Debi Coleman, a member of the original Mac team who once won
an award for being the employee who best stood up to Jobs, said that with all of the screaming that went on in team
meetings, she regarded herself as the luckiest person in the world to have
worked with Jobs.
Engage Face-to-Face
Jobs was a strong believer in face-to-face meetings.
He designed the Pixar building so that people would run into
people that they would otherwise not see.
He hated formal presentations and much preferred
freewheeling meetings.
He believed that people who knew what they were talking
about did not need PowerPoint.
Know Both The Big Picture And The Details
Job’s passion allowed him to be that rare individual who was
able to deal with the large and the tiny.
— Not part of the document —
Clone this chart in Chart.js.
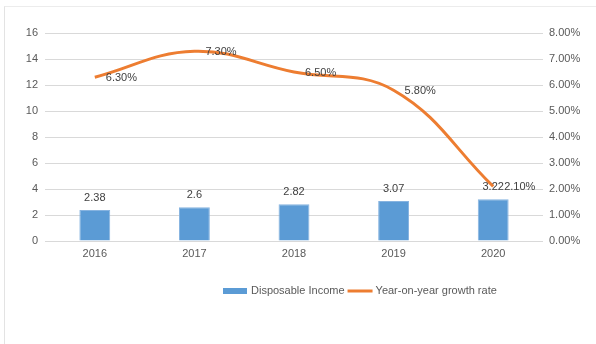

For example, while he designed and had the vision for managing photos, videos,
music and content in the iPod and then iPad and was able to come up with the
successor strategy of moving it all to the cloud, he was equally fixated on the
shape and color of the screws in the iMac.
Combine The Humanities With The Sciences
He was particularly impacted by a statement from one of his
heroes, Edwin Land of Polaroid, who wrote about the importance of people who
could stand at the intersection of humanities and science.
There were certainly better technologists such as Wozniak
and Gates and certainly better designers.
But no one in his era could match him better in how he combined the two.
He always thought about disrupting industries.
Many
of his product launches ended with a slide showing a sign at the intersection
of Liberal Arts and Technology Streets.
People may disagree on some of his methods but most would agree that Jobs was truly a remarkable man!